Climate anti-activism isn't denial of the evidence; it's based on values which regard the evidence as either flawed or irrelevant, or views the potential harm to our current economic structures as too great. (How great a harm is too great?  Well that's a value proposition too.)

In 2007, one man had the political nous to make climate change a clarion call, a moral issue. Building up expectations, Kevin Rudd was felled by those same expectations - it can't be that much of a moral issue if you completely fuck it up - but there was briefly the chance there for a new narrative, not bogged down in 'what the science says' or disputes over facts.

It's that clarity, that sense of moral purpose that progressives must return to if we want to succeed in making the argument. Pollution should be prevented not because of the wealth of evidence about climate change but because in and of itself polluting is a bad thing.

I'm not asking progressives to ignore the science; I'm saying the argument we have fundamentally drags us down into the science, when what we need is not facts at the core of our purpose, but a genuinely moral stance. Keep it simple, stupid.

And until we make that shift, conservatives will be appealing to doubters by muddying the waters; a contested argument cannot convince information-poor and swinging voters. Only clarity can - and conservatives can muddy the facts all they want, but they cannot contest a clear sense of morality.

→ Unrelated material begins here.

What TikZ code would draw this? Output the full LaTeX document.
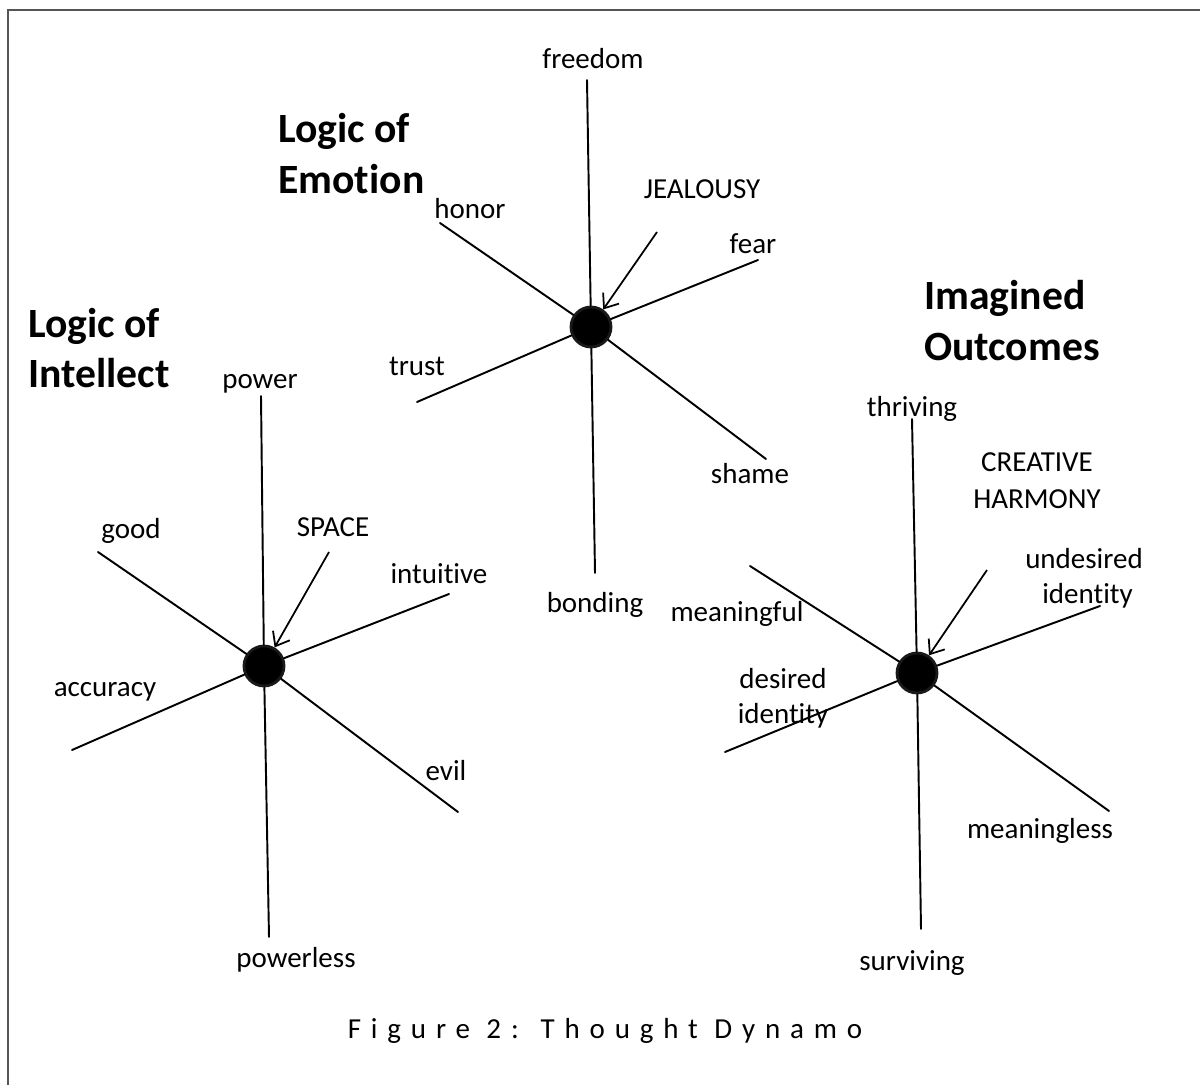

So please, lay off the facts, tone down the evidence and be absolutist. Say something like this at the rallies:

We come here because we know that this planet is ours for stewardship and for care. We come here because what we have done to our planet is poor, and badly done. We have seen it in oil spills; we have seen it in the ozone layer; we have seen it in the way our chemicals have seeped into the lifeblood of this world, changed the life around us, and not for the better. We cannot trust that we will muddle a way through this time, as we have muddled our way through other problems in older times; we act to curb pollution now because we must and because it is the right thing to do.

We have treated this world too often as one big rubbish tip, and this must stop.

We have not asked what damage we cause, by pouring into the air and sea the refuse of our lives, and this must stop.

We have all too often assumed that what this world is just there for the taking, and the using, and this too must stop.

There are some who say this change is too great or too costly; that it is not needed, that the world is not changing too quickly or too badly. I say - we say - that through this work we will have cleaner air, better water, a richer realm to leave for our children and more sustainable energy sources for a brighter world. If the world is not at risk, then we will still have all those things - cleaner air, better water, a more bountiful world with greater diversity, richer soil and cheaper energy and how are these things not good?

It will not be easy; we will have to change our ways, change the way we think about sourcing our energy and disposing of our garbage. But it will not be too hard; already many people have the opportunity to think; to pause, and to consider. We recycle. We use water-hardy plants in our gardens. We use energy efficient appliances, and much renewable energy is already being used in our grids, to power our homes, without cause for complaint.

It is these little things we do together; all the little steps we take that help - Government has a role to ensure that we can take those steps, by investing in renewable energy, by setting standards and goals, by ensuring that those who pollute greatly will pay.

It is this cause that we all support: after all, there's a common saying - "Don't shit where you eat." I think it's time we started making that a reality.